I’ve got an idea.
For now, we have 3 somehow reliable methods to process MMI: random walker(RW), majority voting(MV) and bayesian analisys.
What does MV and RW has in common? They are based on slightly different methods to decode PWM modulation into continuous signal.

however, when we decode our pwm signal into numerical time series, MV and RW has slightly different filtering functions. MV gives us 1 when differential f(iт+т)-f(iт)/т is bigger then threshold. RW has slightly more complex filtering function, yet I bet it might be formulated that way.

I must add, that other one widely used method is multidimensional kernel density estimation. Which uses Randonautica. However, if we take principle, what does R algorithm does, pretty much DE methods rely on integration of pulse signals. Multidimensional integration in that case.

I can’t tell anything clever about bayesian analysis. Because I haven’t understood it well yet. Tell me, if you can find any similarities. Because it might be very important for our understanding of process.

But signal processing doesn’t stop on PWM and filtering! We also could try to use wavelets, entropy analysis of sequence(trying right now) and loads, loads of other approaches. I bet, it’s possible to find better filters.

Thank you for taking the time to consider alternative methods of bias amplification. I have found it is, or may be possible to use more advanced methods of pattern recognition in MMI processing.

We often observe that mind can produce a detectable output even when the MMI signal is processed in a way that would ordinarily remove or obscure it. That is, the complexity of the processing doesn’t seem to block the ability of mind to produce the intended result. In addition, I have observed that mentally-influenced signals tend to get results by utilizing less energy than would be expected form a “random” influence on the bits. One may infer from this that the mental influence is entering at a higher level or mathematical dimension.

My research has shown that artificial neural networks (ANN) or other types of machine learning can provide measurable improvement in detecting hits or misses in MMI signals. This type of processing does not require knowledge of the underlying patterns, which may be difficult to identify.

I have tried other simpler methods of getting better results. These include trying to remove blocks of data that seems to contain less information, as identified by clustering toward the center of a distribution. This is similar to what you suggest. However, much statistical modeling suggests this approach will not provide any advantage.

In conclusion, some processing methods may improve results, though they are rather complex and take massive amounts of real MMI data to test and perfect. That would take an organized and concerted project with standardized equipment and data gathering protocols.

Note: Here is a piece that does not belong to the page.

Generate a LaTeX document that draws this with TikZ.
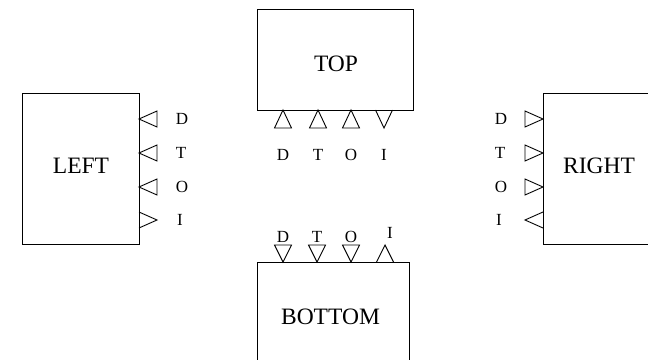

I was talking, that all existing methods of MMI processing has something common in their mathematics. They are based on PWM processing. It might be important.

The three methods of bias amplification are similar in that they all compress information. Data compression is their common mathematical basis. The type of information compressed is very specific. That is, it compresses information encoded as an excess of 1s (or 0s) into an output sequence. The information can be compressed until the output is either all 1s or all 0s, or a single 1 or a single 0.

Other types of MMI amplification, different than bias amplification, would depend on higher-order patterns in the MMI data sequences. As I have tested previously, relationships between different types of patterns, such as bias, autocorrelation and runs of 1s (or 0s).

Beyond that, there seems to be a positive autocorrelation in trial results. If the user has just gotten a hit, there is a slightly higher probability the next trial will also produce a hit.

All these methods are based on probabilities or information theory. We search for occurrences in the data that deviate from purely random behavior. But beyond that, some possible deviations caused by mental influence have specific properties that can give even greater advantage. Entropy is reduced, either at the point of measurement of the entropy source, or as the trial result is determined. MMI measurements tend to produce these results with minimum use of energy. This gives a hint on how to best search for MMI effects, but the underlying mechanism is neither clear nor simple.

It has very obscure connection to compression of information. Because we can’t reconstruct original sequence.
2.I’m researching question of autocorrelation right now.But my opinion, that word counting would be better approach.

I understand your observation, let me explain better. Most people are most familiar with compression methods for digital data that encodes images, sounds and text. There are two types of compression, lossless and lossy. Lossy compression looses some data to reach greater compression. Lossy compression is not entirely reversible.

The three bias amplification methods compress data by removing redundant or unnecessary information. That is primarily the original random sequence, which contains no (or little) usable information. Random sequences are also not compressible by usual methods. When only the final output (1 or 0) is required, one bit of information can encode it. If the input probability and sequence length are needed, 16-32 bits can encode that information. This is clearly a lossy compression and reconstruction of the original sequence is not possible.

If higher-order patterns are important to the MMI algorithm, such a simple compression cannot be used. This is especially true if we don’t know the properties of the patterns of interest. However, some type of compression, data reduction or dimensional reduction must be applied. One cannot easily take a 20,000 bit sequence and map it to an output space. That would be a 20,000-dimension space, which would be a challenging computational problem for most computers. A quantum computer could probably handle this problem, and the concept is not unreasonable. Simple dimensional reduction methods, such as factor analysis, are not effective with nearly random sequences. The signal-to-noise ratio must first be increased, which is one direct effect of bias amplification.